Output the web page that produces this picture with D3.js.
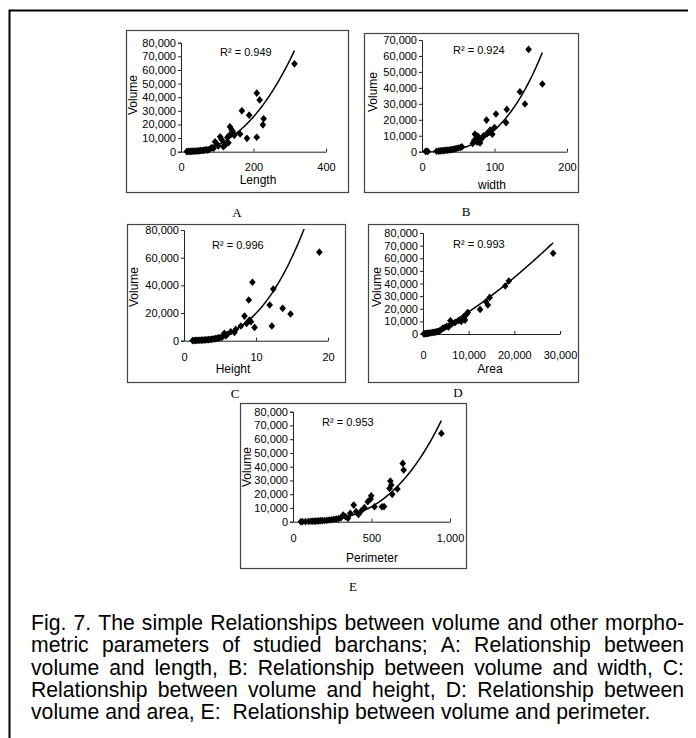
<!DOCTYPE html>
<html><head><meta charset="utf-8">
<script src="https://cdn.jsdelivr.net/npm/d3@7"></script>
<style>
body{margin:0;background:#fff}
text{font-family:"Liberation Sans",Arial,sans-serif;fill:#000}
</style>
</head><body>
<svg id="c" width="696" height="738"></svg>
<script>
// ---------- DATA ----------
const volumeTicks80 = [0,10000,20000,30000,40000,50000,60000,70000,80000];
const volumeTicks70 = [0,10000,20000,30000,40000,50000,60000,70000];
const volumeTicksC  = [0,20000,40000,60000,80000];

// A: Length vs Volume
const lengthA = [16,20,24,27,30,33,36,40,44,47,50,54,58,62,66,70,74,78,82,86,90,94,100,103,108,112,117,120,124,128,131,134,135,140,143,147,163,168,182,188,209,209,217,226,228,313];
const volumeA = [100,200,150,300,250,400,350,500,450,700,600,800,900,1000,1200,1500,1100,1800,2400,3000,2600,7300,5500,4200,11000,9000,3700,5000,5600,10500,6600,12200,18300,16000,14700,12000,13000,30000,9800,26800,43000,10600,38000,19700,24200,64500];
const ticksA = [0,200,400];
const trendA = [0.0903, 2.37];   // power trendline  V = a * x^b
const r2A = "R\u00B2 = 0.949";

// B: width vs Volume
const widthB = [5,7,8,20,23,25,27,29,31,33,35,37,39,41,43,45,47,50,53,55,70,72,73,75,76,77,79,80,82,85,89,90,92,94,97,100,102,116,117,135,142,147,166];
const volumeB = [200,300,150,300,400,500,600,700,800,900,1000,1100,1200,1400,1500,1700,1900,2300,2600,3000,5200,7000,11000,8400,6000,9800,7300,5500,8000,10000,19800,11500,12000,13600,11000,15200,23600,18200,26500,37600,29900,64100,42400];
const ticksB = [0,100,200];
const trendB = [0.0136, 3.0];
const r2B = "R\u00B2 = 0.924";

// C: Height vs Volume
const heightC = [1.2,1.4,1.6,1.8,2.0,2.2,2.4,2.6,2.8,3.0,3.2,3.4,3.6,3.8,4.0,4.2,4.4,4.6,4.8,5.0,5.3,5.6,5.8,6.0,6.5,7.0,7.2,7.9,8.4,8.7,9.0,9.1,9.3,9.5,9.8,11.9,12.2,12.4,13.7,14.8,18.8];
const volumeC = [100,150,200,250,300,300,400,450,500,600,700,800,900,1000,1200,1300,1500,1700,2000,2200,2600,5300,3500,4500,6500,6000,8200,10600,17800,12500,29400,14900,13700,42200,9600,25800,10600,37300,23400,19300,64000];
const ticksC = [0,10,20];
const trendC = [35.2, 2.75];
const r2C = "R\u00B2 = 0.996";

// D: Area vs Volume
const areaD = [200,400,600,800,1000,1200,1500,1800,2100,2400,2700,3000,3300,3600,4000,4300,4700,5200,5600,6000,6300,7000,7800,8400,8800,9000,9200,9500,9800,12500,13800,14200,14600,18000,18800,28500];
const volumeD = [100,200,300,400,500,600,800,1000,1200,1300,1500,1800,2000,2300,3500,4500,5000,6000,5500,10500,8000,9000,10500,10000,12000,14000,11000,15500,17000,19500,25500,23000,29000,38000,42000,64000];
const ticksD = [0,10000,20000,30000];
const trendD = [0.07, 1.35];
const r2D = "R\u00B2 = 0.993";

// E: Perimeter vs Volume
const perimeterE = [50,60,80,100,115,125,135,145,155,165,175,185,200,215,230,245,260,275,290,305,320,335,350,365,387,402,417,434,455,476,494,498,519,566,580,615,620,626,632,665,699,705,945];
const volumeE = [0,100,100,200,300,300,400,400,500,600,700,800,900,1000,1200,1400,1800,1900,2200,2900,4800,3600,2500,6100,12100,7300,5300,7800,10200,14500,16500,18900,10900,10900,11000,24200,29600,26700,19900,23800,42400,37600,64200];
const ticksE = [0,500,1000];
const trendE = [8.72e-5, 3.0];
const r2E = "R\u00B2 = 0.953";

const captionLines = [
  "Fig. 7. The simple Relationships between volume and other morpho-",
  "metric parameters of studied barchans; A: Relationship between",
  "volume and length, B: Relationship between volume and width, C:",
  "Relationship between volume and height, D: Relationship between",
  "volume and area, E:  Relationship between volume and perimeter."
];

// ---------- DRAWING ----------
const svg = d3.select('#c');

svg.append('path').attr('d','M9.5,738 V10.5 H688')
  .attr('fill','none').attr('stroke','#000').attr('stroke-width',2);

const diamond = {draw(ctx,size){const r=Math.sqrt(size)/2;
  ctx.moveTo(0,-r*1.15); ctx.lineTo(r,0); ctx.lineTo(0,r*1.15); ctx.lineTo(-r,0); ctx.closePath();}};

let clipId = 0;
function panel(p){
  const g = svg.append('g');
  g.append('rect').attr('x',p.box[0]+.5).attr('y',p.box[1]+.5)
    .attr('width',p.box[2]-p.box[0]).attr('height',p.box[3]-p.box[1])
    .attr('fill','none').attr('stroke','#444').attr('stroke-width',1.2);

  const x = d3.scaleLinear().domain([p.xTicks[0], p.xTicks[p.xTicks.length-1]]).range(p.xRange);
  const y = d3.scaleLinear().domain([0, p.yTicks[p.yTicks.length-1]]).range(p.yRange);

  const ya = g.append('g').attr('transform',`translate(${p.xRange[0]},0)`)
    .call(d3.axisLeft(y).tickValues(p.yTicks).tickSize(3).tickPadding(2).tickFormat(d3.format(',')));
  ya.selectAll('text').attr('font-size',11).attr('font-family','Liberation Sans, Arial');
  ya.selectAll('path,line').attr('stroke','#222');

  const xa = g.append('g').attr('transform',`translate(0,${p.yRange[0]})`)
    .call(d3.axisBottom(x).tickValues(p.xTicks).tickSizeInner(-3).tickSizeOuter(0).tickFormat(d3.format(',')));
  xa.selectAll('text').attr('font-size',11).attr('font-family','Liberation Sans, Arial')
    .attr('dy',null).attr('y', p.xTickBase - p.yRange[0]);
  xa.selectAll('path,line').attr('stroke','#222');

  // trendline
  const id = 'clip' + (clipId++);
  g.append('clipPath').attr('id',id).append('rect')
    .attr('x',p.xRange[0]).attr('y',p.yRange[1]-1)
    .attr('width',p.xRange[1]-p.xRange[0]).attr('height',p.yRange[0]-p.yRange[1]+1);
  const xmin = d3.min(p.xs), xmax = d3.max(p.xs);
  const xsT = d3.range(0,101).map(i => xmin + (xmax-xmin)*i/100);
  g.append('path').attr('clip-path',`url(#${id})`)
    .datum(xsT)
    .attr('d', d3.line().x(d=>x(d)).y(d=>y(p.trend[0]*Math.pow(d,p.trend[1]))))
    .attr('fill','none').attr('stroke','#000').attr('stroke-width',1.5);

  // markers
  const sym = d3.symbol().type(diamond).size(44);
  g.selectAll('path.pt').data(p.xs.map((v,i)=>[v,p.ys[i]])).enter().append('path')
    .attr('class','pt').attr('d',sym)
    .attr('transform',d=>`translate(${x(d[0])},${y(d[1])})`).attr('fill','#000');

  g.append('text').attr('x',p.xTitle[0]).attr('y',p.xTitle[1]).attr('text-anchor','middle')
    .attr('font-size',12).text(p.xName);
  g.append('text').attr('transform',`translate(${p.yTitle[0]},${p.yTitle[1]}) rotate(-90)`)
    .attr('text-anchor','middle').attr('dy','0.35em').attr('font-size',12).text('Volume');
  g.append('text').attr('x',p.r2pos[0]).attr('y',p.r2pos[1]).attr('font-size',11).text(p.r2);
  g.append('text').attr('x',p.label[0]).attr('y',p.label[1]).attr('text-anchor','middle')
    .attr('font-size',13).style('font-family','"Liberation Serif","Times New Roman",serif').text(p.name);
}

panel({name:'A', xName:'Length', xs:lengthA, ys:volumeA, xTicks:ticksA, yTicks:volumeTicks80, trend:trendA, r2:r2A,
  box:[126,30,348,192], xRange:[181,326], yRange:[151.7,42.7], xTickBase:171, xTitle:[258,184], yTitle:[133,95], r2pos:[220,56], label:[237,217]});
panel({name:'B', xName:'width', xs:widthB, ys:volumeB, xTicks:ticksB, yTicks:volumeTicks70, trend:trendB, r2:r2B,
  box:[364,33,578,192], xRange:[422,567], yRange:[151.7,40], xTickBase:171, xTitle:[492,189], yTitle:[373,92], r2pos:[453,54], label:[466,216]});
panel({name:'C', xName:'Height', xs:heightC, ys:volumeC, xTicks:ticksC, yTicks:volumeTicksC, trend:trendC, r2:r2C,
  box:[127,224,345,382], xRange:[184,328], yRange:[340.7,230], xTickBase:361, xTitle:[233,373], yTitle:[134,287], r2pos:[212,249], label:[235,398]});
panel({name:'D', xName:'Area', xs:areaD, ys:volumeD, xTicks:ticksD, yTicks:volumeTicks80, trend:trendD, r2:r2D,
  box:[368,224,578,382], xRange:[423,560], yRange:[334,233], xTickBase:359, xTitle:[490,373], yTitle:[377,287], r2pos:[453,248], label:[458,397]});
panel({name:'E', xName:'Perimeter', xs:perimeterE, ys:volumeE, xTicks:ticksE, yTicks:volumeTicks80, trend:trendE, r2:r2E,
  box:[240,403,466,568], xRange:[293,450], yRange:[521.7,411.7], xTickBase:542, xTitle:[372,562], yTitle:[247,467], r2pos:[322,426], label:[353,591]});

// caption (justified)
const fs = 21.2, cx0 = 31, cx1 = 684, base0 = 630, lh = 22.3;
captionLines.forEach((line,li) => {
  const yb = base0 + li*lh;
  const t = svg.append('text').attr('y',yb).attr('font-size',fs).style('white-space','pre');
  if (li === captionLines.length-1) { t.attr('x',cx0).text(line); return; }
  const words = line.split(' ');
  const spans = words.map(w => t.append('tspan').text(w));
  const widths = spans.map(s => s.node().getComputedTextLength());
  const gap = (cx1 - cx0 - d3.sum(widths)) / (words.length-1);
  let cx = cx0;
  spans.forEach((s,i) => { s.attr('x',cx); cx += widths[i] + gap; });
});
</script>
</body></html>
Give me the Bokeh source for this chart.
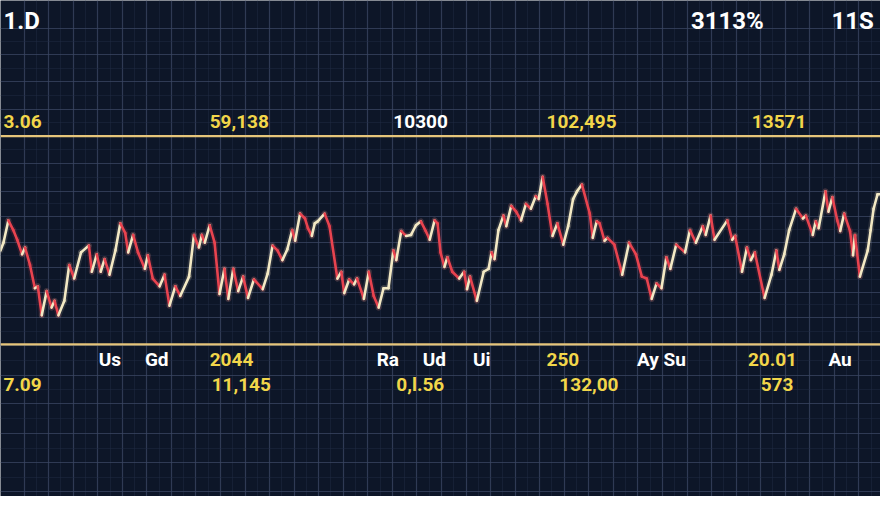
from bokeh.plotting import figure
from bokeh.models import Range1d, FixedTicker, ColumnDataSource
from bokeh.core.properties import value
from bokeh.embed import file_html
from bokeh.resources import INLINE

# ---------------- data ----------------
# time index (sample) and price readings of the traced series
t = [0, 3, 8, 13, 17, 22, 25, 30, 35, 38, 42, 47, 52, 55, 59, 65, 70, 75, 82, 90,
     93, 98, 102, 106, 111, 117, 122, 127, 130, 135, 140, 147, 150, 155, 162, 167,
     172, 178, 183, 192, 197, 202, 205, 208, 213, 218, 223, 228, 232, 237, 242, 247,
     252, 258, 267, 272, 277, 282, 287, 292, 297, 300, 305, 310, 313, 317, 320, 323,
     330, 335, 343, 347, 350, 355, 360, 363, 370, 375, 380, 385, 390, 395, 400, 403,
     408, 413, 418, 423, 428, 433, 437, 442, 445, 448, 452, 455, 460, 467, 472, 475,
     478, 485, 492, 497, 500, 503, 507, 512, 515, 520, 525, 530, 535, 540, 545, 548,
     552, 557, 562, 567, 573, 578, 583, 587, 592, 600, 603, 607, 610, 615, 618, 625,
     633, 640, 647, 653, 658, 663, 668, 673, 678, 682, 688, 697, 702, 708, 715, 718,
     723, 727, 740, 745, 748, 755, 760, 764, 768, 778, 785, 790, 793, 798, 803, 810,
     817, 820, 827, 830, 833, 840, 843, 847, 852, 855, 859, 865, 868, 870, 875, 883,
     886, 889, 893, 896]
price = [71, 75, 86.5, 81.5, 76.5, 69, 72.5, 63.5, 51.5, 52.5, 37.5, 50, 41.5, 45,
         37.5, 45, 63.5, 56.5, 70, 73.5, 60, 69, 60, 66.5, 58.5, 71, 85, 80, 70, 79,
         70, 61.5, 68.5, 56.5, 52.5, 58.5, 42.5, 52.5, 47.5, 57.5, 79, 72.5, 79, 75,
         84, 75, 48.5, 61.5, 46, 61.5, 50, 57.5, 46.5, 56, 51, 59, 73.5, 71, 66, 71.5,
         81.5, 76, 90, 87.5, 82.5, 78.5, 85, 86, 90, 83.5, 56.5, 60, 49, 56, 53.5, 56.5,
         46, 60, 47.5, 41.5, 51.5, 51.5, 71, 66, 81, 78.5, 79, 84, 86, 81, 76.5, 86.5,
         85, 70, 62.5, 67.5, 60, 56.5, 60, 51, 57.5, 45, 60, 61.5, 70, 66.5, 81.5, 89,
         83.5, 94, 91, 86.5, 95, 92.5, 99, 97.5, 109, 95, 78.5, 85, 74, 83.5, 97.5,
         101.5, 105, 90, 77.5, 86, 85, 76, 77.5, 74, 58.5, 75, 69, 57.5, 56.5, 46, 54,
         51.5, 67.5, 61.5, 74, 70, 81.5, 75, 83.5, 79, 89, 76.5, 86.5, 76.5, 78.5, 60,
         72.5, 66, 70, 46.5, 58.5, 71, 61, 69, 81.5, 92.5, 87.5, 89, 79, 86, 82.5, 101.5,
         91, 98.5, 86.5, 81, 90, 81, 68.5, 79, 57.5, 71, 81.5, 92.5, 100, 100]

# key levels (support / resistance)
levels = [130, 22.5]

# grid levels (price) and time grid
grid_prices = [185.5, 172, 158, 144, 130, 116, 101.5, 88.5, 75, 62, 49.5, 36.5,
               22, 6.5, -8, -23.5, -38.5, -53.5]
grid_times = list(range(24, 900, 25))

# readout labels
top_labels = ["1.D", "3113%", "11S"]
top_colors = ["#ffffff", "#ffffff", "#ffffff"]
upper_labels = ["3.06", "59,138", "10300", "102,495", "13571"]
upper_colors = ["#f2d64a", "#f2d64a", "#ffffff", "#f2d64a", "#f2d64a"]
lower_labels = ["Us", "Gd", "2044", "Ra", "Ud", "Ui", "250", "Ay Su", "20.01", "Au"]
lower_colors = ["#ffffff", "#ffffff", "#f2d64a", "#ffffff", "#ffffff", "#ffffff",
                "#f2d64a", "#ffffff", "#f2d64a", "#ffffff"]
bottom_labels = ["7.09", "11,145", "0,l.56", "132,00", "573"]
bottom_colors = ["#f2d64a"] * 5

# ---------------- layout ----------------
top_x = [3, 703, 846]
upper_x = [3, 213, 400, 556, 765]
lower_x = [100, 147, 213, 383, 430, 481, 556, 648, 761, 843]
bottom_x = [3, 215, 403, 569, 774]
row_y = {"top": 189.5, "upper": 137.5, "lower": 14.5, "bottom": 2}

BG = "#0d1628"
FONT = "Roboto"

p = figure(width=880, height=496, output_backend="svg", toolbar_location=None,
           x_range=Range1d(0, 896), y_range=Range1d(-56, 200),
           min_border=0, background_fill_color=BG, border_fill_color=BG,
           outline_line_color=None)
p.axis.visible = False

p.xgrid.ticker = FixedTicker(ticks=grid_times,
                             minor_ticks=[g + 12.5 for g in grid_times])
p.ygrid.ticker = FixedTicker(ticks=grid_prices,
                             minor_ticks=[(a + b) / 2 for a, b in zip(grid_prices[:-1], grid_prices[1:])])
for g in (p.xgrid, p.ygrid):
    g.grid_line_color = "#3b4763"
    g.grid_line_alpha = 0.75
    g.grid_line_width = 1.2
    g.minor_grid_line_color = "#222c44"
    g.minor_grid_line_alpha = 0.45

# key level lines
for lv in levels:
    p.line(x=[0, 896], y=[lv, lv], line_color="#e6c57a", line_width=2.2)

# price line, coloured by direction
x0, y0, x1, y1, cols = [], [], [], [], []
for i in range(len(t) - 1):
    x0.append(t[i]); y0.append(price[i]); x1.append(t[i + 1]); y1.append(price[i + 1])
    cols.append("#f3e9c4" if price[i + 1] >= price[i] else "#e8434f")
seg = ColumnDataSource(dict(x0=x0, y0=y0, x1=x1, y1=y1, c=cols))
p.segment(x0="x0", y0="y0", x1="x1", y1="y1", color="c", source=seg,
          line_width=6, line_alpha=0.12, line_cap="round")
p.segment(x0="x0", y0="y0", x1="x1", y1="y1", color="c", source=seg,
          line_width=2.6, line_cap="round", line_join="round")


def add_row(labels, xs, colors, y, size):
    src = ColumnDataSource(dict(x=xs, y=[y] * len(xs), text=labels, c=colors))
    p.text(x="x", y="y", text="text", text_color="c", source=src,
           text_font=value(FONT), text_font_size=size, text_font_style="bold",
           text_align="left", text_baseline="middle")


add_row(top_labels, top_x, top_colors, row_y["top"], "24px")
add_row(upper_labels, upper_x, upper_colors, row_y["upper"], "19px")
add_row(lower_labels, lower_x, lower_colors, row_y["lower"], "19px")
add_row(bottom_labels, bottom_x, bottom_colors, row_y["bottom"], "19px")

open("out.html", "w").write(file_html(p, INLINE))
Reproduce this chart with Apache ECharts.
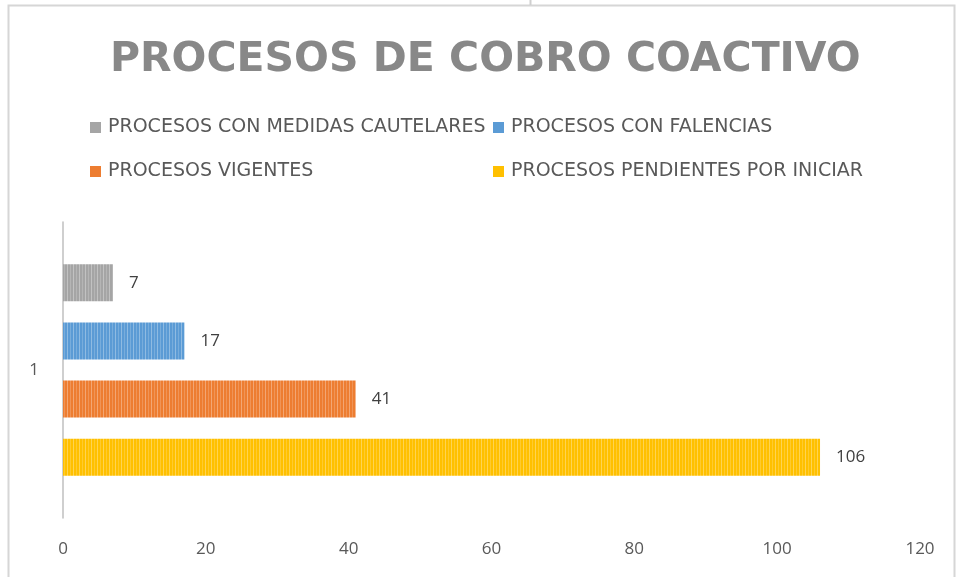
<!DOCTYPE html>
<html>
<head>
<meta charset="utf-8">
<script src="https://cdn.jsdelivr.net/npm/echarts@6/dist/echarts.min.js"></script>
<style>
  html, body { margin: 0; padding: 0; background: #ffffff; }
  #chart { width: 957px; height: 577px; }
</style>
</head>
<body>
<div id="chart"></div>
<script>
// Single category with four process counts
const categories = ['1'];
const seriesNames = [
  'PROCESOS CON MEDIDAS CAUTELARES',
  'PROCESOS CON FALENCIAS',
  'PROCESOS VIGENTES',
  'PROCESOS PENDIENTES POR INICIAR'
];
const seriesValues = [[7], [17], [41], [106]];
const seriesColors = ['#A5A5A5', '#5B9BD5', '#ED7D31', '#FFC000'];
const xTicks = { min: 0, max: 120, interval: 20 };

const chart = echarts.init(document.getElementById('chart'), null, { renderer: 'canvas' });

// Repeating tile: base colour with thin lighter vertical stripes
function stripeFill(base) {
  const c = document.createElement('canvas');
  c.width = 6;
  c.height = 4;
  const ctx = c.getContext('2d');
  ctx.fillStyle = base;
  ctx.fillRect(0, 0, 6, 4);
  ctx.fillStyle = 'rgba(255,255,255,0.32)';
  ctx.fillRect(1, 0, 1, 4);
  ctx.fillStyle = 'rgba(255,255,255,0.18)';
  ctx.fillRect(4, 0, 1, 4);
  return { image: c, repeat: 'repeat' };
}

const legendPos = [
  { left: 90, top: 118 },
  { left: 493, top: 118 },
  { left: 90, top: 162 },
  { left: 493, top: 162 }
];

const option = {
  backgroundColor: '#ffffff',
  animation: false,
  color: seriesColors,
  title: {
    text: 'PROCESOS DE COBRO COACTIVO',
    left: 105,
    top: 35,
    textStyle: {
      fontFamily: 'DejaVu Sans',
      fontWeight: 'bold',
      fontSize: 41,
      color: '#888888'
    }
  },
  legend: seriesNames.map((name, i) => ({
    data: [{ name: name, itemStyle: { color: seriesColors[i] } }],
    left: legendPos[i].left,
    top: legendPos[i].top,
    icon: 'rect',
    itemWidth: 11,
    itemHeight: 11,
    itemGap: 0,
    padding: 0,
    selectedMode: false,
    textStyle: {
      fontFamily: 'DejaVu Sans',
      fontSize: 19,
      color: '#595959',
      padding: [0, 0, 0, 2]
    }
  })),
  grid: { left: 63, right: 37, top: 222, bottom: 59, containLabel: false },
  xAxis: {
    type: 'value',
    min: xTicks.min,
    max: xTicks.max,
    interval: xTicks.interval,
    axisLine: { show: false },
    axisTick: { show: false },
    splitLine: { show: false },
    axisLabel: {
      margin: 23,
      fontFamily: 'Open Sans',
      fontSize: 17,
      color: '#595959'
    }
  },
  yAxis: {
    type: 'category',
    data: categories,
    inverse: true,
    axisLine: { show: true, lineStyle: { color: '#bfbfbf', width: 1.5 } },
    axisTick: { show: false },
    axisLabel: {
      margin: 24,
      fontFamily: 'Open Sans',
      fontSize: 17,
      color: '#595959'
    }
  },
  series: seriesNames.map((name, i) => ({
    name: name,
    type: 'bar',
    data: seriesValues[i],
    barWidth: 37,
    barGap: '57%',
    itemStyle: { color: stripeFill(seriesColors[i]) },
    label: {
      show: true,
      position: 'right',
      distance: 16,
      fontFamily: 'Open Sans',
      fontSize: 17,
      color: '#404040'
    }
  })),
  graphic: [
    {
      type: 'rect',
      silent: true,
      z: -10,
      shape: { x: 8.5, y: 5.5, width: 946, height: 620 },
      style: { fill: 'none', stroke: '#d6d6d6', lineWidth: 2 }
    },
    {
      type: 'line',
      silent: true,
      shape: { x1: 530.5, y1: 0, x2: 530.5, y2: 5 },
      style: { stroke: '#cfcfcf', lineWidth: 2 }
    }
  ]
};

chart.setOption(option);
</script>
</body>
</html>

************

*WRITTEN INSTRUCTION*.
Any pictures should be left out. Reproduce every line from the one holding "Give me the Bokeh source for this chart." down to the one holding "from bokeh.resources import INLINE", both of those lines included.

*FULL OUTPUT*.
Give me the Bokeh source for this chart.
from bokeh.plotting import figure
from bokeh.models import Range1d, FixedTicker, ColumnDataSource
from bokeh.core.properties import value
from bokeh.embed import file_html
from bokeh.resources import INLINE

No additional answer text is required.